All of the Japanese Yen crosses have rebounded significantly on the back of the rally in the US stock market. USDJPY traded with a low of 99.39 and a high of 100.90 before closing the day at 100.80 in the New York session.

The Canadian, Australian and New Zealand dollars extended their recovery despite a drop in commodity prices. This move was due entirely to the improvement in risk appetite because these currencies did not take off until after the release of the stronger than expected US existing home sales report.

Market expectation
The euro-dollar pair is unlikely to post further losses Tuesday, and European markets will look to euros. Several traders saying that  European traders more likely to take advantage of the euro's weakness and buy as it had been trading around 1.5625 just prior to the holiday.

Recent movements in exchange rates have been "excessive," and the European Central Bank will continue to monitor currency markets very closely.

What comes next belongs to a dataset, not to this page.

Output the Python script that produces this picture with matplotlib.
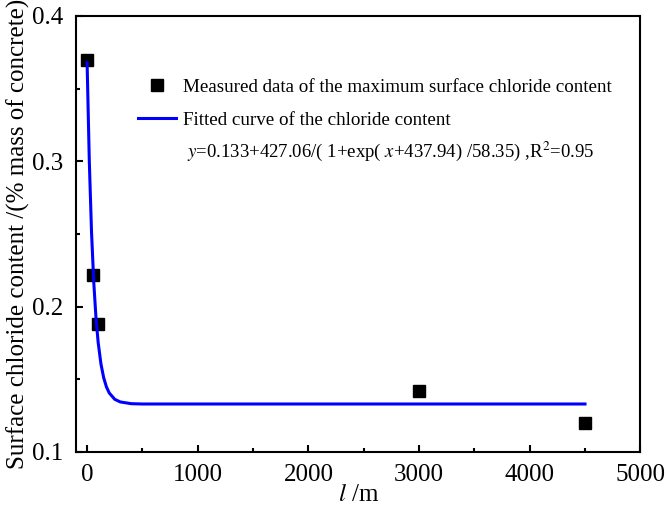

Looking forward, London is back from vacation and we should expect to see more depth to the market.  It will be interesting to see if the recent USD rally was a correction in a longer term trend lower in the USD or the beginning of a bottom in the USD.

We believe that the move in USD/JPY could extend for another 100 to 150 pips; the recovery should be short lived.

We expect the dollar to continue edging higher against the majors in the week ahead, with initial targets of 1.52 versus the euro and 1.96 against the British pound. The correction in commodities is also seen extending, thereby pressuring the commodity currencies such as the Aussie and Canadian dollar lower.

The US economic calendar this week consist of the Richmond Fed survey, March consumer confidence, building permits, durable goods orders, new home sales, final Q4 GDP, core PCE, personal consumption, personal income, and the University of Michigan consumer sentiment. The final reading for Q4 GDP is seen unrevised at 0.6% on a quarterly basis and unchanged at 2.6% y/y.

Today will see the release of U.S. consumer confidence and house price index.